Widely used in aerospace, automotive, and heavy machinery industries, ring rolling is essential for producing strong, lightweight, and high-quality rings for critical applications.
5. Specialized Rolling Processes
Thread Rolling
Thread Rolling is a cold metal forming process used to create external threads on cylindrical workpieces such as screws, bolts, and studs. Instead of cutting or removing material, thread rolling forms threads by pressing hardened steel dies against the surface of the rotating workpiece, plastically deforming the material to create the desired thread profile.
Because no material is cut away, thread rolling produces stronger, smoother, and more precise threads with improved fatigue resistance compared to traditional cutting methods. The process also enhances the surface finish and compresses the grain structure along the thread, further increasing strength.
Thread rolling is highly efficient and fast, making it ideal for mass production of threaded fasteners and precision components. It can be performed on a variety of metals, including steel, aluminum, and brass, typically at room temperature.
Widely used in automotive, aerospace, and manufacturing industries, thread rolling is essential for producing high-quality, durable threaded parts that meet stringent dimensional and mechanical requirements.
Roll Bending
Roll Bending is a metal forming process used to bend flat metal sheets, plates, or bars into curved shapes or cylindrical forms. In this process, the metal workpiece is passed through a set of rolls arranged so that the metal is gradually bent as it moves through them. Typically, a three-roll or four-roll bending machine is used, where the rolls apply controlled pressure to create the desired radius or curve.
Roll bending is commonly used to produce components such as pipes, tubes, rings, and curved structural elements used in construction, shipbuilding, and manufacturing. The process allows for precise control over the bend radius and minimizes the risk of cracking or deforming the metal unevenly.
This technique is efficient for bending large, thick sections that would be difficult to shape using other methods.
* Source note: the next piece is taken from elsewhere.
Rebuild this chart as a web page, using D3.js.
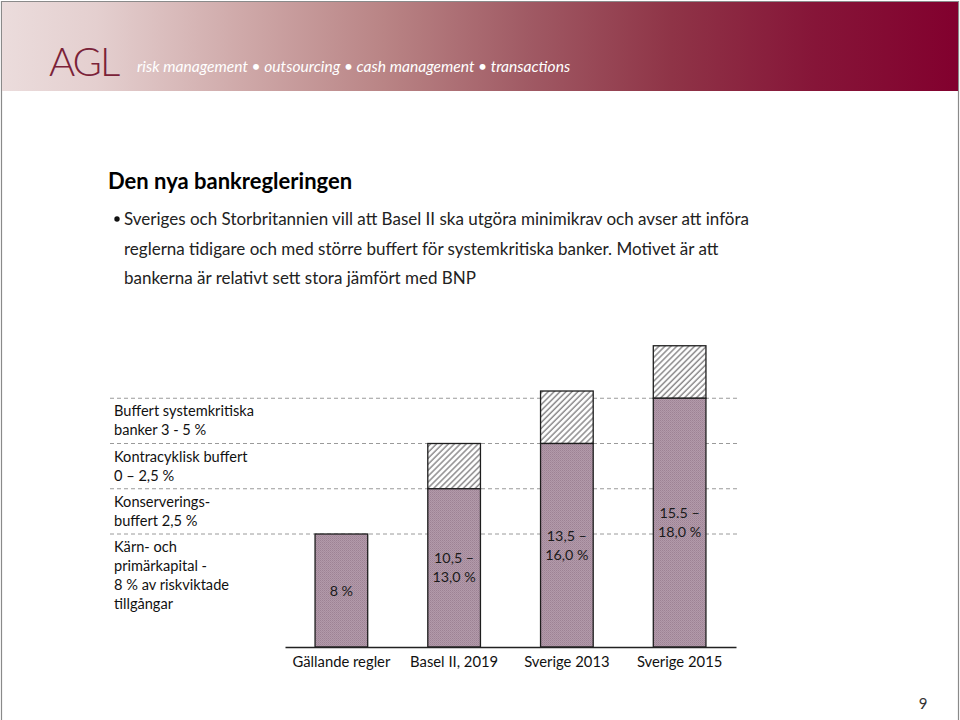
<!DOCTYPE html>
<html><head><meta charset="utf-8">
<script src="https://cdn.jsdelivr.net/npm/d3@7/dist/d3.min.js"></script>
<style>html,body{margin:0;padding:0;background:#fff;}svg{display:block;}</style>
</head><body>
<script>
// ---- data ----
const categories = ["Gällande regler", "Basel II, 2019", "Sverige 2013", "Sverige 2015"];
const coreTop = [8, 10.5, 13.0, 15.5];      // top of solid (filled) part, schematic
const bufferTop = [8, 13.0, 15.9, 18.4];    // top of hatched part, schematic
const barLabels = [["8 %"], ["10,5 –", "13,0 %"], ["13,5 –", "16,0 %"], ["15.5 –", "18,0 %"]];
const gridLevels = [15.5, 13.0, 10.5, 8];
const legendLabels = [
  ["Buffert systemkritiska", "banker 3 - 5 %"],
  ["Kontracyklisk buffert", "0 – 2,5 %"],
  ["Konserverings-", "buffert 2,5 %"],
  ["Kärn- och", "primärkapital -", "8 % av riskviktade", "tillgångar"]
];
const title = "Den nya bankregleringen";
const bulletLines = [
  "Sveriges och Storbritannien vill att Basel II ska utgöra minimikrav och avser att införa",
  "reglerna tidigare och med större buffert för systemkritiska banker. Motivet är att",
  "bankerna är relativt sett stora jämfört med BNP"
];
const tagline = "risk management • outsourcing • cash management • transactions";
const pageNumber = "9";

const W = 960, H = 720;
const FONT = "Lato, 'Open Sans', sans-serif";
const svg = d3.select("body").append("svg").attr("width", W).attr("height", H);
const defs = svg.append("defs");

// header gradient
const grad = defs.append("linearGradient").attr("id", "hdr").attr("x1", "0").attr("x2", "1").attr("y1", "0").attr("y2", "0");
[[0, "#ebdcdc"], [0.1, "#e4cfcf"], [0.25, "#cfa9a9"], [0.4, "#b98485"], [0.55, "#a05a64"], [0.7, "#8f3447"], [0.85, "#861538"], [1, "#82002e"]]
  .forEach(([o, c]) => grad.append("stop").attr("offset", o).attr("stop-color", c));

// textured mauve fill
const dots = defs.append("pattern").attr("id", "mauve").attr("patternUnits", "userSpaceOnUse").attr("width", 2).attr("height", 2);
dots.append("rect").attr("width", 2).attr("height", 2).attr("fill", "#b29aaa");
dots.append("rect").attr("width", 1).attr("height", 1).attr("fill", "#9d8294");
dots.append("rect").attr("x", 1).attr("y", 1).attr("width", 1).attr("height", 1).attr("fill", "#a68c9d");

// diagonal hatch
const hatch = defs.append("pattern").attr("id", "hatch").attr("patternUnits", "userSpaceOnUse")
  .attr("width", 4.2).attr("height", 4.2).attr("patternTransform", "rotate(45)");
hatch.append("rect").attr("width", 4.2).attr("height", 4.2).attr("fill", "#fff");
hatch.append("line").attr("x1", 1).attr("x2", 1).attr("y1", 0).attr("y2", 4.2).attr("stroke", "#8c8a8c").attr("stroke-width", 1.5);

// slide frame
svg.append("path").attr("d", `M1.5,${H} V1.5 H958.5 V${H}`).attr("fill", "none").attr("stroke", "#8a8a8a").attr("stroke-width", 1.2);

// header
svg.append("rect").attr("x", 2).attr("y", 2).attr("width", 956).attr("height", 89).attr("fill", "url(#hdr)");
svg.append("text").attr("x", 49).attr("y", 76).attr("font-family", FONT).attr("font-weight", 300)
  .attr("font-size", 40).attr("letter-spacing", -2).attr("fill", "#7a2238").text("AGL");
svg.append("text").attr("x", 137).attr("y", 72).attr("font-family", FONT).attr("font-style", "italic")
  .attr("font-size", 15.6).attr("fill", "#fff").text(tagline);

// title & bullets
svg.append("text").attr("x", 108).attr("y", 189).attr("font-family", FONT).attr("font-weight", 700)
  .attr("font-size", 22).attr("fill", "#000").text(title);
svg.append("circle").attr("cx", 117).attr("cy", 219).attr("r", 2.7).attr("fill", "#111");
svg.selectAll("text.bullet").data(bulletLines).join("text").attr("class", "bullet")
  .attr("x", 124).attr("y", (d, i) => 225 + i * 29.5)
  .attr("font-family", FONT).attr("font-size", 17).attr("fill", "#222").text(d => d);

// scales
const x = d3.scaleBand().domain(categories).range([285, 736]).paddingInner(0.533).paddingOuter(0.2665);
const y = d3.scaleLinear().domain([0, 8, 18]).range([647, 534, 353]);

// gridlines
svg.append("g").selectAll("line").data(gridLevels).join("line")
  .attr("x1", 110).attr("x2", 737).attr("y1", d => y(d)).attr("y2", d => y(d))
  .attr("stroke", "#9a9a9a").attr("stroke-width", 1).attr("stroke-dasharray", "4,3");

// legend text
const lg = svg.append("g");
legendLabels.forEach((lines, i) => {
  lg.selectAll(null).data(lines).join("text")
    .attr("x", 114).attr("y", (d, j) => y(gridLevels[i]) + 18 + j * 19)
    .attr("font-family", FONT).attr("font-size", 14.6).attr("fill", "#111").text(d => d);
});

// bars
const bars = svg.append("g");
categories.forEach((c, i) => {
  if (bufferTop[i] > coreTop[i]) {
    bars.append("rect").attr("x", x(c)).attr("width", x.bandwidth())
      .attr("y", y(bufferTop[i])).attr("height", y(coreTop[i]) - y(bufferTop[i]))
      .attr("fill", "url(#hatch)").attr("stroke", "#1e1e1e").attr("stroke-width", 1.3);
  }
  bars.append("rect").attr("x", x(c)).attr("width", x.bandwidth())
    .attr("y", y(coreTop[i])).attr("height", y(0) - y(coreTop[i]))
    .attr("fill", "url(#mauve)").attr("stroke", "#1e1e1e").attr("stroke-width", 1.3);
  const mid = (y(coreTop[i]) + y(0)) / 2;
  const n = barLabels[i].length;
  bars.selectAll(null).data(barLabels[i]).join("text")
    .attr("x", x(c) + x.bandwidth() / 2)
    .attr("y", (d, j) => mid + (j - (n - 1) / 2) * 19 + 5)
    .attr("text-anchor", "middle").attr("font-family", FONT).attr("font-size", 14.3)
    .attr("fill", "#1a1a1a").text(d => d);
});

// x axis
const ax = svg.append("g").attr("transform", "translate(0,647)")
  .call(d3.axisBottom(x).tickSize(0).tickPadding(9));
ax.select(".domain").attr("stroke", "#222").attr("stroke-width", 1.5);
ax.selectAll("text").attr("font-family", FONT).attr("font-size", 14.8).attr("fill", "#111");

// page number
svg.append("text").attr("x", 923).attr("y", 709).attr("text-anchor", "middle")
  .attr("font-family", FONT).attr("font-size", 15).attr("fill", "#333").text(pageNumber);
</script>
</body></html>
Roll bending can be applied to a wide range of metals, including steel, aluminum, and copper, and can be performed at room temperature or with heated materials depending on the metal type and thickness.
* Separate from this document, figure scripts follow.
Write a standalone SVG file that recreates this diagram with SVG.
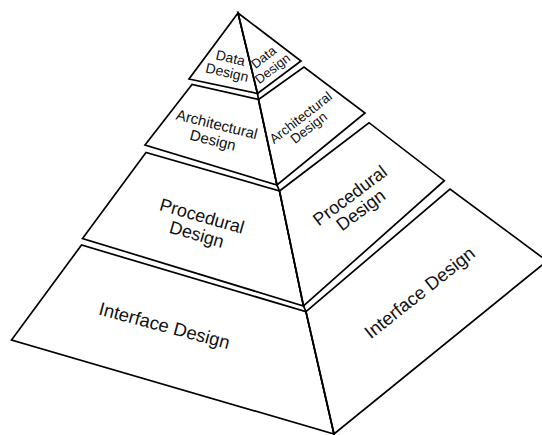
<svg xmlns="http://www.w3.org/2000/svg" width="542" height="435" viewBox="0 0 542 435">
<style>
.p{fill:#fff;stroke:#000;stroke-width:1.7;stroke-linejoin:miter}
.t{font-family:"Liberation Sans",Arial,sans-serif;fill:#111;text-anchor:middle}
</style>
<rect width="542" height="435" fill="#fff"/>
<g id="data-left">
<path class="p" d="M238,13 L189,79 L257.5,93.5 Z"/>
<g transform="translate(228.7,65.7) rotate(13)"><text class="t" font-size="14" y="-3.2">Data</text><text class="t" font-size="14" y="11.75">Design</text></g>
</g>
<g id="data-right">
<path class="p" d="M238,13 L301,61 L257.5,93.5 Z"/>
<g transform="translate(268.3,63.3) rotate(-38)"><text class="t" font-size="13" y="-3.3">Data</text><text class="t" font-size="13" y="11.25">Design</text></g>
</g>
<g id="arch-left">
<path class="p" d="M192,84.5 L145,145 L277,185 L258.5,99.5 Z"/>
<g transform="translate(214.8,132.8) rotate(14)"><text class="t" font-size="15" y="-3.6">Architectural</text><text class="t" font-size="15" y="12.75">Design</text></g>
</g>
<g id="arch-right">
<path class="p" d="M258.5,99.5 L304,67 L365,113 L277,185 Z"/>
<g transform="translate(305,123) rotate(-38)"><text class="t" font-size="13.5" y="-2.35">Architectural</text><text class="t" font-size="13.5" y="10.65">Design</text></g>
</g>
<g id="proc-left">
<path class="p" d="M146,152.5 L82.5,238.5 L303.5,306 L279.5,191 Z"/>
<g transform="translate(199.2,225.8) rotate(16)"><text class="t" font-size="18" y="-4">Procedural</text><text class="t" font-size="18" y="15">Design</text></g>
</g>
<g id="proc-right">
<path class="p" d="M279.5,191 L369,122.7 L444.3,180.7 L303.5,306 Z"/>
<g transform="translate(355.7,203.3) rotate(-37)"><text class="t" font-size="18" y="-3.5">Procedural</text><text class="t" font-size="18" y="14.5">Design</text></g>
</g>
<g id="interface-left">
<path class="p" d="M81.5,245 L11.5,340 L334,434 L306,311.7 Z"/>
<g transform="translate(164,327.3) rotate(15)"><text class="t" font-size="18.5" y="4.6">Interface Design</text></g>
</g>
<g id="interface-right">
<path class="p" d="M306,311.7 L450,189 L547,261 L334,434 Z"/>
<g transform="translate(420.7,294) rotate(-38.5)"><text class="t" font-size="18.5" y="4.6">Interface Design</text></g>
</g>
<g id="connectors">
<polyline fill="none" stroke="#000" stroke-width="1.7" points="238,13 257.5,93.5 258.5,99.5 277,185 279.5,191 303.5,306 306,311.7 334,434"/>
</g>
</svg>
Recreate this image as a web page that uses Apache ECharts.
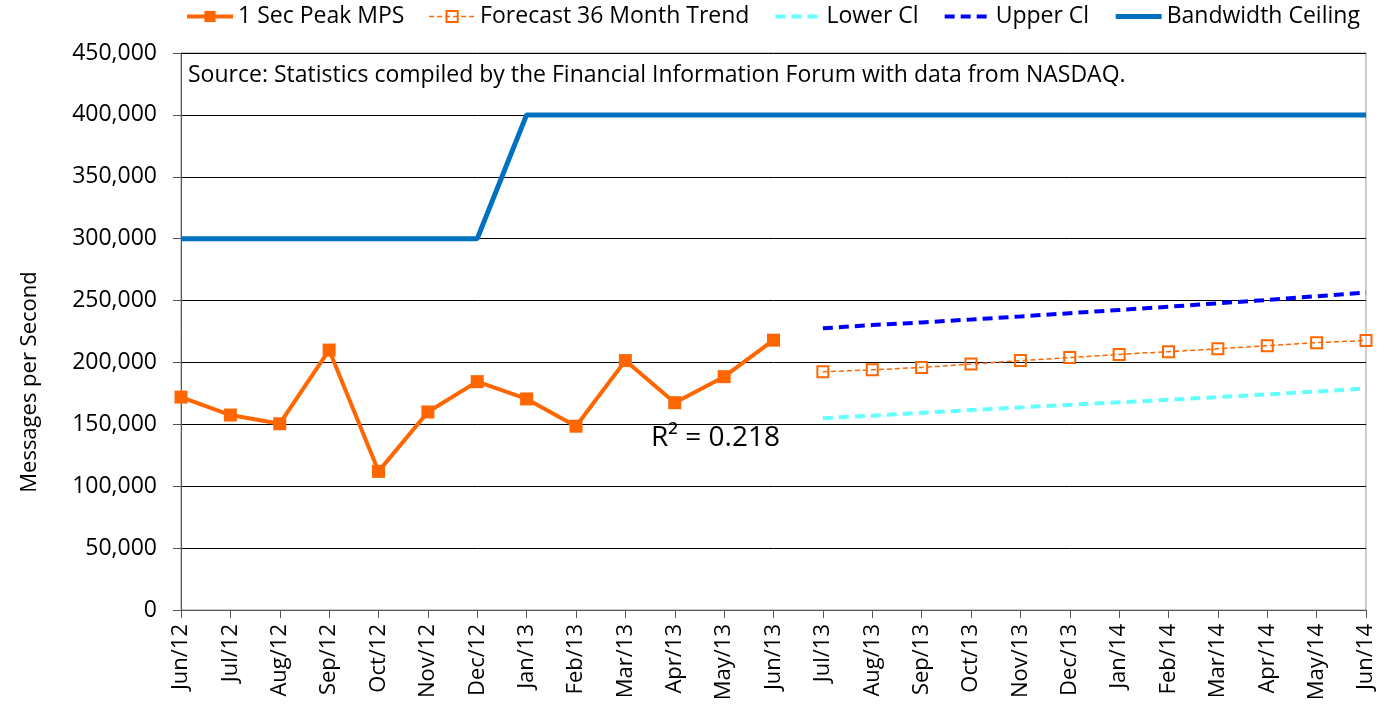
<!DOCTYPE html>
<html>
<head>
<meta charset="utf-8">
<script src="https://cdn.jsdelivr.net/npm/echarts@6/dist/echarts.min.js"></script>
<style>
  html, body { margin: 0; padding: 0; background: #fff; }
  #chart { width: 1384px; height: 716px; }
</style>
</head>
<body>
<div id="chart"></div>
<script>
const months = ['Jun/12', 'Jul/12', 'Aug/12', 'Sep/12', 'Oct/12', 'Nov/12', 'Dec/12',
  'Jan/13', 'Feb/13', 'Mar/13', 'Apr/13', 'May/13', 'Jun/13', 'Jul/13', 'Aug/13',
  'Sep/13', 'Oct/13', 'Nov/13', 'Dec/13', 'Jan/14', 'Feb/14', 'Mar/14', 'Apr/14',
  'May/14', 'Jun/14'];

// actual peaks (Jun/12 - Jun/13)
const peakMps = [172000, 157500, 150500, 210000, 112000, 160000, 184500, 170500,
  148500, 201500, 167500, 188500, 218000];

// forecast from Jul/13
const forecast = [192500, 194000, 196000, 198700, 201500, 204000, 206500, 208700,
  211000, 213500, 216000, 217800];
const lowerCi = [155000, 157000, 159300, 161500, 163700, 165800, 167800, 169800,
  172000, 174200, 176500, 179000];
const upperCi = [227600, 230200, 232300, 234700, 237200, 239800, 242400, 245000,
  247800, 250500, 253500, 256400];

const ceiling = [300000, 300000, 300000, 300000, 300000, 300000, 300000,
  400000, 400000, 400000, 400000, 400000, 400000, 400000, 400000, 400000,
  400000, 400000, 400000, 400000, 400000, 400000, 400000, 400000, 400000];

const yTicks = { min: 0, max: 450000, interval: 50000 };

const pad = n => new Array(n).fill(null);
const font = 'Open Sans, Noto Sans, sans-serif';
const noMarker = { opacity: 0 };

const chart = echarts.init(document.getElementById('chart'));
chart.setOption({
  animation: false,
  textStyle: { fontFamily: font },
  legend: {
    top: 0,
    left: 180,
    itemWidth: 46,
    itemHeight: 14,
    itemGap: 24,
    lineStyle: { width: 'inherit' },
    textStyle: { fontSize: 23, color: '#000', fontFamily: font },
    data: [
      { name: '1 Sec Peak MPS' },
      { name: 'Forecast 36 Month Trend' },
      { name: 'Lower Cl', itemStyle: noMarker },
      { name: 'Upper Cl', itemStyle: noMarker },
      { name: 'Bandwidth Ceiling', itemStyle: noMarker }
    ]
  },
  grid: {
    left: 181, right: 18, top: 53, bottom: 106,
    show: true, borderColor: '#999', borderWidth: 1
  },
  xAxis: {
    type: 'category',
    data: months,
    boundaryGap: false,
    axisLine: { lineStyle: { color: '#555', width: 1 } },
    axisTick: { show: true, length: 8, lineStyle: { color: '#555' } },
    axisLabel: { rotate: 90, fontSize: 22, color: '#000', margin: 14 },
    splitLine: { show: false }
  },
  yAxis: {
    type: 'value',
    min: yTicks.min,
    max: yTicks.max,
    interval: yTicks.interval,
    axisLine: { show: true, lineStyle: { color: '#555' } },
    axisTick: { show: true, length: 8, lineStyle: { color: '#555' } },
    axisLabel: {
      fontSize: 23, color: '#000', margin: 24,
      formatter: v => v.toLocaleString('en-US')
    },
    splitLine: { lineStyle: { color: '#000', width: 1 } }
  },
  graphic: [
    {
      type: 'text', x: 30, y: 382, rotation: Math.PI / 2,
      style: { text: 'Messages per Second', fontSize: 22, fill: '#000', fontFamily: font,
        align: 'center', verticalAlign: 'middle' }
    },
    {
      type: 'text', left: 188, top: 64,
      style: { text: 'Source: Statistics compiled by the Financial Information Forum with data from NASDAQ.',
        fontSize: 23, fill: '#000', fontFamily: font }
    },
    {
      type: 'text', left: 651, top: 424,
      style: { text: 'R² = 0.218', fontSize: 28, fill: '#000', fontFamily: font }
    }
  ],
  series: [
    {
      name: 'Bandwidth Ceiling',
      type: 'line',
      data: ceiling,
      symbol: 'none',
      lineStyle: { color: '#0070C0', width: 5 },
      itemStyle: { color: '#0070C0' },
      z: 1
    },
    {
      name: '1 Sec Peak MPS',
      type: 'line',
      data: peakMps,
      symbol: 'rect',
      symbolSize: 13,
      lineStyle: { color: '#FF6600', width: 4 },
      itemStyle: { color: '#FF6600' },
      z: 5
    },
    {
      name: 'Forecast 36 Month Trend',
      type: 'line',
      data: pad(13).concat(forecast),
      symbol: 'rect',
      symbolSize: 11,
      lineStyle: { color: '#FF6600', width: 1.5, type: [5, 3] },
      itemStyle: { color: 'rgba(255,255,255,0)', borderColor: '#FF6600', borderWidth: 2 },
      z: 4
    },
    {
      name: 'Lower Cl',
      type: 'line',
      data: pad(13).concat(lowerCi),
      symbol: 'none',
      lineStyle: { color: '#66FFFF', width: 4, type: [10, 6] },
      itemStyle: { color: '#66FFFF' },
      z: 3
    },
    {
      name: 'Upper Cl',
      type: 'line',
      data: pad(13).concat(upperCi),
      symbol: 'none',
      lineStyle: { color: '#0000FF', width: 4, type: [10, 6] },
      itemStyle: { color: '#0000FF' },
      z: 3
    }
  ]
});
</script>
</body>
</html>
Overall, roll bending is a versatile and widely used method for producing curved metal parts with consistent quality and accuracy.
Skew Rolling
Skew Rolling is a metal forming process used to produce seamless steel balls, rods, and other round components with high precision and efficiency. In this process, the workpiece is rotated between two skewed (angled) rolls that rotate in opposite directions. The angled rolls create compressive forces that plastically deform the metal, shaping it into spherical or cylindrical forms as it moves forward.
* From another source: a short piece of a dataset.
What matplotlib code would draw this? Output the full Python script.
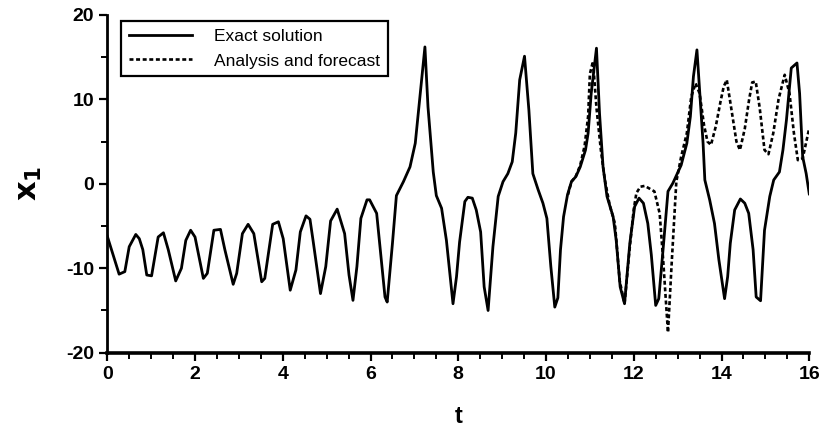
import matplotlib
matplotlib.use('Agg')
from matplotlib import pyplot
from matplotlib.ticker import MultipleLocator

# exact solution (t, x1)
t_exact = [0.00, 0.27, 0.40, 0.50, 0.65, 0.73, 0.81, 0.90, 1.01, 1.16, 1.28, 1.39,
           1.56, 1.69, 1.79, 1.90, 2.00, 2.19, 2.28, 2.43, 2.58, 2.68, 2.87, 2.95,
           3.08, 3.21, 3.34, 3.52, 3.59, 3.77, 3.90, 4.01, 4.17, 4.30, 4.40, 4.53,
           4.62, 4.69, 4.86, 4.98, 5.09, 5.24, 5.41, 5.51, 5.60, 5.69, 5.78, 5.92,
           5.98, 6.14, 6.23, 6.33, 6.38, 6.50, 6.59, 6.75, 6.90, 7.02, 7.24, 7.31,
           7.43, 7.50, 7.62, 7.73, 7.88, 7.96, 8.03, 8.15, 8.22, 8.32, 8.41, 8.51,
           8.59, 8.68, 8.79, 8.91, 9.02, 9.13, 9.23, 9.31, 9.40, 9.51, 9.61, 9.70,
           9.82, 9.93, 10.02, 10.11, 10.20, 10.27, 10.33, 10.40, 10.49, 10.58, 10.68,
           10.78, 10.90, 10.96, 11.03, 11.15, 11.22, 11.30, 11.39, 11.53, 11.60,
           11.69, 11.79, 11.91, 12.02, 12.12, 12.22, 12.32, 12.40, 12.50, 12.57,
           12.68, 12.78, 12.89, 13.08, 13.21, 13.29, 13.36, 13.44, 13.52, 13.58,
           13.62, 13.73, 13.84, 13.94, 14.07, 14.14, 14.20, 14.30, 14.43, 14.53,
           14.62, 14.72, 14.79, 14.89, 14.98, 15.10, 15.19, 15.32, 15.40, 15.48,
           15.59, 15.72, 15.78, 15.85, 15.93, 16.00]
x_exact = [-6.2, -10.7, -10.4, -7.45, -6.0, -6.5, -7.8, -10.8, -10.9, -6.3, -5.8, -7.8,
           -11.5, -10.0, -6.7, -5.5, -6.3, -11.2, -10.6, -5.5, -5.4, -7.8, -11.9, -10.6,
           -5.9, -4.8, -5.9, -11.6, -11.2, -4.8, -4.5, -6.5, -12.6, -10.2, -5.7, -3.8,
           -4.2, -6.7, -13.0, -9.8, -4.4, -3.0, -5.9, -10.8, -13.8, -9.8, -4.1, -1.9,
           -1.9, -3.5, -8.2, -13.4, -14.0, -7.05, -1.4, 0.25, 2.0, 4.8, 16.2, 9.1,
           1.4, -1.4, -2.9, -6.7, -14.2, -11.0, -6.9, -2.1, -1.6, -1.7, -3.1, -5.7,
           -12.2, -15.0, -7.45, -1.5, 0.25, 1.2, 2.6, 6.0, 12.3, 15.1, 8.7, 1.2,
           -0.7, -2.3, -4.1, -9.8, -14.6, -13.5, -7.8, -3.9, -1.3, 0.25, 0.85,
           2.0, 4.0, 6.0, 10.7, 16.05, 8.3, 2.0, -1.5, -3.9, -6.7,
           -12.2, -14.2, -7.05, -2.7, -1.7, -2.3, -4.7, -8.4, -14.4, -13.6,
           -7.05, -0.9, 0.06, 2.2, 4.8, 7.95, 12.7, 15.85, 9.5, 4.8,
           0.45, -1.9, -4.7, -9.0, -13.6, -11.0, -7.05, -3.1, -1.8, -2.3,
           -3.5, -7.8, -13.4, -13.85, -5.5, -1.5, 0.45, 1.4, 4.0, 7.55,
           13.7, 14.3, 10.7, 3.2, 1.2, -1.2]

# analysis and forecast (only the part that differs from the exact curve)
t_fc = [10.50, 10.58, 10.68, 10.78, 10.88, 10.96, 11.00, 11.07, 11.15, 11.25, 11.34,
        11.45, 11.57, 11.68, 11.79, 11.90, 12.00, 12.06, 12.15, 12.25, 12.47, 12.59,
        12.67, 12.78, 12.86, 12.97, 13.08, 13.21, 13.31, 13.41, 13.50, 13.60, 13.68,
        13.76, 13.87, 13.98, 14.05, 14.12, 14.22, 14.34, 14.42, 14.53, 14.63, 14.70,
        14.78, 14.87, 14.98, 15.07, 15.18, 15.30, 15.44, 15.55, 15.65, 15.74, 15.85,
        16.00]
x_fc = [-1.3, 0.25, 0.9, 2.2, 4.5, 8.0, 13.0, 14.5, 9.0, 4.0, 0.5,
        -2.5, -4.7, -11.5, -14.2, -8.0, -3.0, -1.1, -0.35, -0.25, -0.9, -3.5,
        -9.0, -17.6, -9.8, 0.25, 3.2, 6.0, 10.3, 11.9, 10.7, 7.0, 5.0,
        4.6, 6.8, 9.8, 11.5, 12.3, 9.0, 5.0, 4.0, 6.5, 10.0, 12.0,
        12.1, 9.0, 4.0, 3.5, 6.0, 10.0, 12.9, 10.7, 6.0, 2.8, 3.0,
        6.6]

pyplot.rcParams['font.family'] = ['Liberation Sans', 'DejaVu Sans']
pyplot.rcParams['axes.unicode_minus'] = False

fig = pyplot.figure(figsize=(8.22, 4.36), dpi=100)
ax = fig.add_axes([0.1305, 0.191, 0.854, 0.775])

ax.plot(t_exact, x_exact, color='black', linewidth=2.0, label='Exact solution')
ax.plot(t_fc, x_fc, color='black', linewidth=1.9, linestyle=(0, (1.5, 1.0)),
        label='Analysis and forecast')

ax.set_xlim(0, 16)
ax.set_ylim(-20, 20)
ax.xaxis.set_major_locator(MultipleLocator(2))
ax.xaxis.set_minor_locator(MultipleLocator(0.5))
ax.yaxis.set_major_locator(MultipleLocator(10))
ax.yaxis.set_minor_locator(MultipleLocator(5))
ax.tick_params(which='major', direction='out', length=6, width=1.6, labelsize=14)
ax.tick_params(which='minor', direction='out', length=4, width=1.4)
for lab in ax.get_xticklabels() + ax.get_yticklabels():
    lab.set_fontweight('bold')

ax.spines['top'].set_visible(False)
ax.spines['right'].set_visible(False)
ax.spines['left'].set_linewidth(2)
ax.spines['bottom'].set_linewidth(2.6)

ax.set_xlabel('t', fontsize=17, fontweight='bold', labelpad=16)
ax.set_ylabel(r'$\mathbf{x}_{\mathbf{1}}$', fontsize=22, labelpad=16)

leg = ax.legend(loc='upper left', bbox_to_anchor=(0.02, 0.982), fontsize=12.5,
                fancybox=False, framealpha=1, edgecolor='black', handlelength=3.6,
                handletextpad=1.3, borderpad=0.45, labelspacing=0.55, borderaxespad=0)
leg.get_frame().set_linewidth(1.6)

pyplot.savefig('out.png', dpi=100)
Skew rolling is especially popular for manufacturing grinding balls used in mining, bearing balls, and other small precision spheres. The process allows for continuous production with minimal material waste and excellent dimensional control. The rolling action refines the grain structure of the metal, improving mechanical properties such as strength and toughness.
This cold or warm rolling process is highly automated, providing consistent quality and reducing labor costs. It is widely used in industries like mining, automotive, and aerospace where high-quality round components are essential.
Overall, skew rolling is an efficient, cost-effective method for producing large volumes of uniform, high-strength spherical and cylindrical metal parts.